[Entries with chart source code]
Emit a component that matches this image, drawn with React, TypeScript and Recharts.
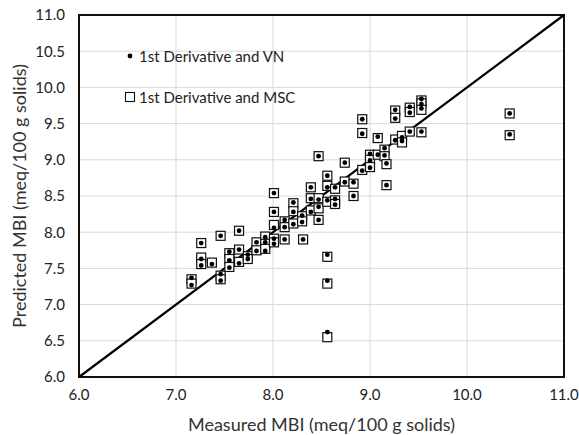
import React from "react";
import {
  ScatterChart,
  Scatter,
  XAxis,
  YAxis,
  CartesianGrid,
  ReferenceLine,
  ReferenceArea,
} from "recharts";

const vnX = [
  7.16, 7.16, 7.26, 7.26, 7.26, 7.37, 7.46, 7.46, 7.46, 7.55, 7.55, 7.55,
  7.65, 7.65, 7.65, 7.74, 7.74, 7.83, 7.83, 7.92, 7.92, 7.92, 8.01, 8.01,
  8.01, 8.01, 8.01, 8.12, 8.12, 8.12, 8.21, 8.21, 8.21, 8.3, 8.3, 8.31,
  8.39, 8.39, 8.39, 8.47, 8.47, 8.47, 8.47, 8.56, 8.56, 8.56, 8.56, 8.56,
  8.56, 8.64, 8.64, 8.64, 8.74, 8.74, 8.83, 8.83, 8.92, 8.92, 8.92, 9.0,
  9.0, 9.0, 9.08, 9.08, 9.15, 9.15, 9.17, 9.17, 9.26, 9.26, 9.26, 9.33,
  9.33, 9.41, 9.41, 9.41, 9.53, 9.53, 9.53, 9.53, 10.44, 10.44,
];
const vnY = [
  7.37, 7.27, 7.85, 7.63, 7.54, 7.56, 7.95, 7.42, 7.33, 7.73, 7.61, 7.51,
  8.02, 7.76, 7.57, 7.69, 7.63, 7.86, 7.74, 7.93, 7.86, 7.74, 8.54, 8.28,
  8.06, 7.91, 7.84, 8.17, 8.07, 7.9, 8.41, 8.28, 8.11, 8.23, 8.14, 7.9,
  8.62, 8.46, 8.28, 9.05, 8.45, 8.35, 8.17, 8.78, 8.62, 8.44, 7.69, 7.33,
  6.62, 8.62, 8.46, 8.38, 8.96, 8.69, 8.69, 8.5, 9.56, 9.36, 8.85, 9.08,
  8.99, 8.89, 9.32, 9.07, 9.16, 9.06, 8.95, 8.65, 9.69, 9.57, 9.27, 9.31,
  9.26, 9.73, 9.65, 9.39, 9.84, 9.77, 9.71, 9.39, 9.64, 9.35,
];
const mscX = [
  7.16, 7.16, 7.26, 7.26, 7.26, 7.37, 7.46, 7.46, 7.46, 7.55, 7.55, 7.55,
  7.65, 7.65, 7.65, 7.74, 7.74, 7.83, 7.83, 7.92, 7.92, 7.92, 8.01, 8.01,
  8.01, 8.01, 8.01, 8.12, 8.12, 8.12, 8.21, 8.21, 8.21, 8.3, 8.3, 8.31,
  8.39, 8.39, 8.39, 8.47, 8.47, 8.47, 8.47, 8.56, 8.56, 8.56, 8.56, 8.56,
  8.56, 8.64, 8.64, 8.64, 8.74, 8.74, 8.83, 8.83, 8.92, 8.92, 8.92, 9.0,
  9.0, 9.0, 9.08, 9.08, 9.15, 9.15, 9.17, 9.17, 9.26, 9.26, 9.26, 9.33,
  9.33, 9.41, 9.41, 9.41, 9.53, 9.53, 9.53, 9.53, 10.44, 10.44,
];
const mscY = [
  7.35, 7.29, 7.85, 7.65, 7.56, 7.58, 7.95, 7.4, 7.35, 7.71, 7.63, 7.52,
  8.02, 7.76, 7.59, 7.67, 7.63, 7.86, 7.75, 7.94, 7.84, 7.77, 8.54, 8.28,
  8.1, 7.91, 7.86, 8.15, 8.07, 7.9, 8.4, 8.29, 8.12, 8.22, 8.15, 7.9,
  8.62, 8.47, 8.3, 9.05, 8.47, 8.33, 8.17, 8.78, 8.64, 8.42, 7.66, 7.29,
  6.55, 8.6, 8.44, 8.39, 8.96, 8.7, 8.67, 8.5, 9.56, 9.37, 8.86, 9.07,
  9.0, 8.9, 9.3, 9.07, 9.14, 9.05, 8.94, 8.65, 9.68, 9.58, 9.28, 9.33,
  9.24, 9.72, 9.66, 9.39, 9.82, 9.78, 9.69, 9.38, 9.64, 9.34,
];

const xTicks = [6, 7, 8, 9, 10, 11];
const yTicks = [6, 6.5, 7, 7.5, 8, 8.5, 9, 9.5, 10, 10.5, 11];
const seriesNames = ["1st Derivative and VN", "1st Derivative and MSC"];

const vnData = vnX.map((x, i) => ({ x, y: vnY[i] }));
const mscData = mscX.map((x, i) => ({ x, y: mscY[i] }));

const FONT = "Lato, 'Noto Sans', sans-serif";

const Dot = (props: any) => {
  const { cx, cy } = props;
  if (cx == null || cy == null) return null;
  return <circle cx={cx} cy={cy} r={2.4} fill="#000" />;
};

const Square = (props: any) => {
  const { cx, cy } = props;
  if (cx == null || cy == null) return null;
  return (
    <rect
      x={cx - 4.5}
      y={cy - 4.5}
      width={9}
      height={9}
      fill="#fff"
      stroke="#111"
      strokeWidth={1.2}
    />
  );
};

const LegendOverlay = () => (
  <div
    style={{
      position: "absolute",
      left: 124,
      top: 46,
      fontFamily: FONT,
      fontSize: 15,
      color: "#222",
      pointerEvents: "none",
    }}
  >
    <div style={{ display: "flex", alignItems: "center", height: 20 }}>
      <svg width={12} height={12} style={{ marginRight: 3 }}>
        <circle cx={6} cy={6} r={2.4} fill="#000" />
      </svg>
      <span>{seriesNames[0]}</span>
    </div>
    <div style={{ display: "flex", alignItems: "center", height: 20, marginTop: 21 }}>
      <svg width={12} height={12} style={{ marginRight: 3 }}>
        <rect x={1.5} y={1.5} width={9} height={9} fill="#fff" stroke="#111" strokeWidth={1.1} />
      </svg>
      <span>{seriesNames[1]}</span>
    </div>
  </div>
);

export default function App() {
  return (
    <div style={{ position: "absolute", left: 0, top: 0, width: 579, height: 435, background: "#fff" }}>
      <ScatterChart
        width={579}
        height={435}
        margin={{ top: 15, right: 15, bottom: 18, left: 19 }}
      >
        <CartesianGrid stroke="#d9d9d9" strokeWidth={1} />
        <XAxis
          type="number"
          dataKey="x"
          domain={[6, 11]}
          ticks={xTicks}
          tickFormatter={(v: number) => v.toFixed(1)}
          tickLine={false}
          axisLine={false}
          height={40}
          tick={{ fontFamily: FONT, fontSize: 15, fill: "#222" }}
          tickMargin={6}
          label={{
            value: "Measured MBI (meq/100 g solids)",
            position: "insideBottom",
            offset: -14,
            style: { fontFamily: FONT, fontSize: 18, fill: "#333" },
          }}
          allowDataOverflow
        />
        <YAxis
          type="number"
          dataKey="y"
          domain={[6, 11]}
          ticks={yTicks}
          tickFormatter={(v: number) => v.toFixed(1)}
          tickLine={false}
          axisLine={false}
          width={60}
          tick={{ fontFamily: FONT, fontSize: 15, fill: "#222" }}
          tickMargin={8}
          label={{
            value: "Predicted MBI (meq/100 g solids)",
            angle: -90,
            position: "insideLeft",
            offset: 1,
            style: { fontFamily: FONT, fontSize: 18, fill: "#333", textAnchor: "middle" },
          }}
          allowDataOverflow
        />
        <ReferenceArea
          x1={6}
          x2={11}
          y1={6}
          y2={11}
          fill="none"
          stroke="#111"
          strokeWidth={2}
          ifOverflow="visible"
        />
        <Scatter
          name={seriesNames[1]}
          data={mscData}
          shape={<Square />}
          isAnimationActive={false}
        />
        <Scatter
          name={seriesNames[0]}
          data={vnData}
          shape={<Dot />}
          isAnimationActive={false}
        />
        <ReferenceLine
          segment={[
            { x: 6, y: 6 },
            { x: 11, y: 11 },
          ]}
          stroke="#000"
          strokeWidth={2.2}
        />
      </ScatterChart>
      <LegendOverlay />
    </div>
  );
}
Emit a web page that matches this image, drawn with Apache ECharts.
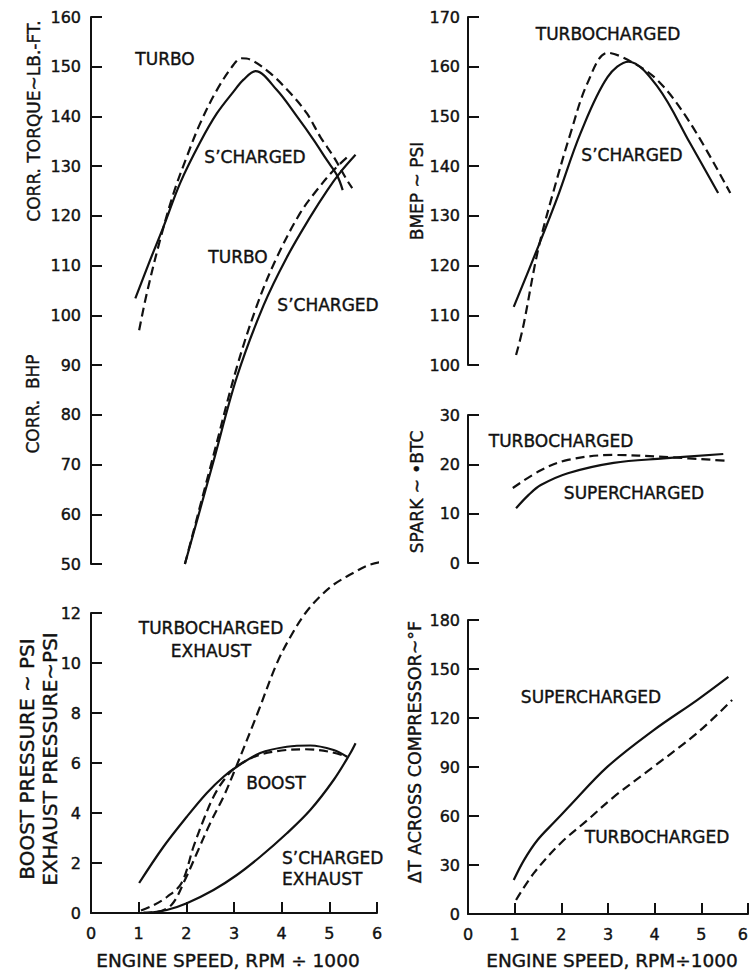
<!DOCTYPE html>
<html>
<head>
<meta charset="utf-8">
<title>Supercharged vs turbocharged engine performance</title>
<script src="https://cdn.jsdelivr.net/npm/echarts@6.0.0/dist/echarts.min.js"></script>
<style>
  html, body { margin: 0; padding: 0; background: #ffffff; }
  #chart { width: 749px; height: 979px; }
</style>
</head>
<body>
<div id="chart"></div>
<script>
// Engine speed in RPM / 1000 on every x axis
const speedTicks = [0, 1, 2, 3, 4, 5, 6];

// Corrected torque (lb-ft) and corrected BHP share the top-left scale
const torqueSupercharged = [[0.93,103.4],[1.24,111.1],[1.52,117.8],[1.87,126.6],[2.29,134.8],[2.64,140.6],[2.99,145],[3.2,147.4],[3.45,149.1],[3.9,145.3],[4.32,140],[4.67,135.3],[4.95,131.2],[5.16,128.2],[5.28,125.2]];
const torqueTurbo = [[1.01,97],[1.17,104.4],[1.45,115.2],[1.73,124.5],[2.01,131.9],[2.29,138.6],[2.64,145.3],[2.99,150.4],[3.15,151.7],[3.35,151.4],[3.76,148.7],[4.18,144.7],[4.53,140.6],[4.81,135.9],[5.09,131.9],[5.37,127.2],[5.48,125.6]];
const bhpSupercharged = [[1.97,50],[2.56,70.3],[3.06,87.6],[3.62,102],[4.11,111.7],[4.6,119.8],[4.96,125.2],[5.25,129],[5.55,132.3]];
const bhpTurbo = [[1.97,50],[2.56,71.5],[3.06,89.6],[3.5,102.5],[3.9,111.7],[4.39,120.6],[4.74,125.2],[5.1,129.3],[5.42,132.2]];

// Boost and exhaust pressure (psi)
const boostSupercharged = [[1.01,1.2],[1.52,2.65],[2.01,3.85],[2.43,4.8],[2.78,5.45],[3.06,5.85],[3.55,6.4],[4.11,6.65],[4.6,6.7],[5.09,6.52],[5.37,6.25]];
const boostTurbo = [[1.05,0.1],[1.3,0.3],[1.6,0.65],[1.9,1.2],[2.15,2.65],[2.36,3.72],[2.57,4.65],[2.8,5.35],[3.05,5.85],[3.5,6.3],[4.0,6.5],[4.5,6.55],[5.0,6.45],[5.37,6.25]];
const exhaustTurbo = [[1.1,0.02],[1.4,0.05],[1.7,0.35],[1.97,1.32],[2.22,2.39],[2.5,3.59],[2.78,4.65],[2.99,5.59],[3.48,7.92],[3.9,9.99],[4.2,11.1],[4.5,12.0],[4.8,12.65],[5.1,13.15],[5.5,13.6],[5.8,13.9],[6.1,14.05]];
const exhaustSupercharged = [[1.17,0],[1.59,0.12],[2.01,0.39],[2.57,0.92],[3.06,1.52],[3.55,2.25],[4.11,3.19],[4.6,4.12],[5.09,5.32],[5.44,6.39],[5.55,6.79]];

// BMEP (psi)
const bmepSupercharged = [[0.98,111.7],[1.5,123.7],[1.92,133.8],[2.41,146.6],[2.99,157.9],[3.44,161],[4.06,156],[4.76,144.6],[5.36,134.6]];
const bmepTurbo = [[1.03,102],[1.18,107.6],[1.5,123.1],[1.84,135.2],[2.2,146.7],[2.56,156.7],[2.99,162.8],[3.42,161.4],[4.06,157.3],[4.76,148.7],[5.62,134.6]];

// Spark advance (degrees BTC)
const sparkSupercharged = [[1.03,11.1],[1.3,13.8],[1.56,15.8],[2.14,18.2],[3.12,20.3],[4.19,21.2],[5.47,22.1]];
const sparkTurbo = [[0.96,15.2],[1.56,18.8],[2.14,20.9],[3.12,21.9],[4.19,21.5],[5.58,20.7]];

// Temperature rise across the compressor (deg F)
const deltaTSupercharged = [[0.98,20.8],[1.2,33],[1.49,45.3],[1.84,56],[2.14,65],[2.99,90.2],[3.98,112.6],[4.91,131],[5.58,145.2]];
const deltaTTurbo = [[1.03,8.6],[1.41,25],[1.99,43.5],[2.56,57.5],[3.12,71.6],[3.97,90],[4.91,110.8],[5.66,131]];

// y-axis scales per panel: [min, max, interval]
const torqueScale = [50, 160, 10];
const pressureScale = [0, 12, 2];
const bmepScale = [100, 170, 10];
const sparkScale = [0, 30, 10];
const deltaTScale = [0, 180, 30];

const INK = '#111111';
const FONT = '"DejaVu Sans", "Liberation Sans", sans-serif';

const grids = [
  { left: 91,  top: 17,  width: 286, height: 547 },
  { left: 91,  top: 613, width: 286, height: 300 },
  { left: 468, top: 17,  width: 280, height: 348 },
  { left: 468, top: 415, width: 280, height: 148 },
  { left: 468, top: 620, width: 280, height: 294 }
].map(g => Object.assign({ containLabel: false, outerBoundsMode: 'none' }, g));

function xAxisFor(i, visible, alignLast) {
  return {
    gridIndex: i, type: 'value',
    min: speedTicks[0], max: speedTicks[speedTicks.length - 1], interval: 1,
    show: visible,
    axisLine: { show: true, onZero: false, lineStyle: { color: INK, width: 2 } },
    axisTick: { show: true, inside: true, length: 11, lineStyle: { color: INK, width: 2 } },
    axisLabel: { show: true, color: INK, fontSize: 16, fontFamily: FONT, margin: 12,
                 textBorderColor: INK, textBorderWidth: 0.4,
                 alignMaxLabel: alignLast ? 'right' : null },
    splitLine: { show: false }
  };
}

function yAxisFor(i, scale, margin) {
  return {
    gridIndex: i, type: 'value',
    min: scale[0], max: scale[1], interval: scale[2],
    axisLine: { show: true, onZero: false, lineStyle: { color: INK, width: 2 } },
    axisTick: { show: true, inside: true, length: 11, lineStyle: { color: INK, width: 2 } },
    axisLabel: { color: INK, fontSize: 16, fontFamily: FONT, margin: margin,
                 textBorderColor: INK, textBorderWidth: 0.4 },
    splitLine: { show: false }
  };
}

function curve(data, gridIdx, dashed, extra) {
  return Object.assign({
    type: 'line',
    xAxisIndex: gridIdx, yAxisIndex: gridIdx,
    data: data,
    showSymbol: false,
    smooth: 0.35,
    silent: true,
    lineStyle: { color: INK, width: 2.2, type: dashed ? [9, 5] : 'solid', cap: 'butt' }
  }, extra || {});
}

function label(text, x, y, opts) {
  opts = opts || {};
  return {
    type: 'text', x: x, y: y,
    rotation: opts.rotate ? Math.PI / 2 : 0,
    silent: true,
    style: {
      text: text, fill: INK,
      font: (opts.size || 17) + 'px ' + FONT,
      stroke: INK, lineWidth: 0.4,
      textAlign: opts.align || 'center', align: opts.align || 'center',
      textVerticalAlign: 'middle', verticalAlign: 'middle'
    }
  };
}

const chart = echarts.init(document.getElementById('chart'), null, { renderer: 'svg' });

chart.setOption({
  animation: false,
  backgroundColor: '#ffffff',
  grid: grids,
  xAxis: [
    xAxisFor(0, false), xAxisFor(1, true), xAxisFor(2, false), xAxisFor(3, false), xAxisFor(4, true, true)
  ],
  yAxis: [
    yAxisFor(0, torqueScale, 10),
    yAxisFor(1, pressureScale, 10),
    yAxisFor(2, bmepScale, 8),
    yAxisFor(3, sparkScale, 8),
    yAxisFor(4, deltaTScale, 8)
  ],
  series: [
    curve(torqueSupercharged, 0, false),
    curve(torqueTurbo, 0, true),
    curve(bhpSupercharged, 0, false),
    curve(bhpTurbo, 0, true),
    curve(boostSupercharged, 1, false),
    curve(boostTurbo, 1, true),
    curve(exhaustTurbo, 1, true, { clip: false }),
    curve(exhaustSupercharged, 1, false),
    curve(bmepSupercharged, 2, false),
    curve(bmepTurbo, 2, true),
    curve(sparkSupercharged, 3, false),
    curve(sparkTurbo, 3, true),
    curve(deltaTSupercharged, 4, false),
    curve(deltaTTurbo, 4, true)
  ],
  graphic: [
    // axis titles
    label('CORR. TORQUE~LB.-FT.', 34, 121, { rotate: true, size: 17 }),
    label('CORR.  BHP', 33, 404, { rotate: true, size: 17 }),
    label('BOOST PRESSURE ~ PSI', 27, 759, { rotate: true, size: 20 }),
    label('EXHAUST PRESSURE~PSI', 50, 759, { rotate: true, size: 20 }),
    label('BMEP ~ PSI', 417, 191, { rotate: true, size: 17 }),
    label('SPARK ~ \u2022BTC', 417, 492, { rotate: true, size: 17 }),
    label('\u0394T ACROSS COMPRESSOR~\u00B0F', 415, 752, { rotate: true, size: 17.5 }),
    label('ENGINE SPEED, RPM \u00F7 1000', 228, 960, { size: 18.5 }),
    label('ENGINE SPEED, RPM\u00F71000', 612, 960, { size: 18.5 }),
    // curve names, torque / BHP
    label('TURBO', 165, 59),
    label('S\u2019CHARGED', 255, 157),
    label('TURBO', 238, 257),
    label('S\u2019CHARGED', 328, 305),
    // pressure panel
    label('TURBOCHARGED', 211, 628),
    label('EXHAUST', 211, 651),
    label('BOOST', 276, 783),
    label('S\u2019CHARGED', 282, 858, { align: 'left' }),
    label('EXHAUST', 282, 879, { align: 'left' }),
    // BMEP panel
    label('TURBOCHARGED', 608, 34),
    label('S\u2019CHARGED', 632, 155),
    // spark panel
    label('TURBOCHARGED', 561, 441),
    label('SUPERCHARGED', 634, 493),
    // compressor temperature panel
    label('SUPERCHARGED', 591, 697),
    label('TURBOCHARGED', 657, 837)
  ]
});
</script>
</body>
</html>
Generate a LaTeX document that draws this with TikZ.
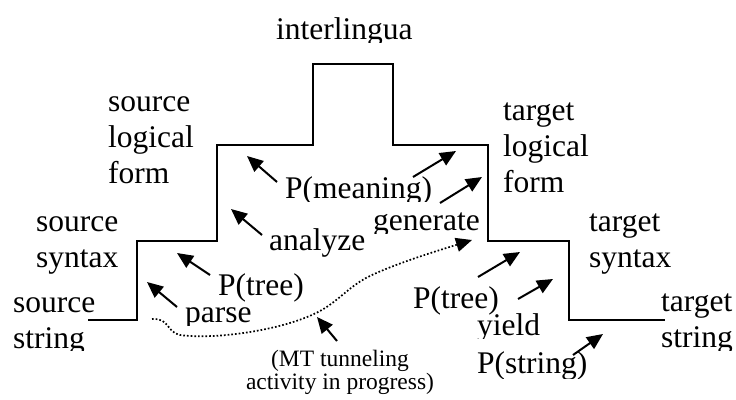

GOAL: Reproduce, starting at the line containing "Emit a web page" and stopping after the line containing "const speedTicks = [0, 1, 2, 3, 4, 5, 6];", each of those lines exactly and no others; leave pictures out.

WRITTEN REPLY:
Emit a web page that matches this image, drawn with Apache ECharts.
<!DOCTYPE html>
<html>
<head>
<meta charset="utf-8">
<title>Supercharged vs turbocharged engine performance</title>
<script src="https://cdn.jsdelivr.net/npm/echarts@6.0.0/dist/echarts.min.js"></script>
<style>
  html, body { margin: 0; padding: 0; background: #ffffff; }
  #chart { width: 749px; height: 979px; }
</style>
</head>
<body>
<div id="chart"></div>
<script>
// Engine speed in RPM / 1000 on every x axis
const speedTicks = [0, 1, 2, 3, 4, 5, 6];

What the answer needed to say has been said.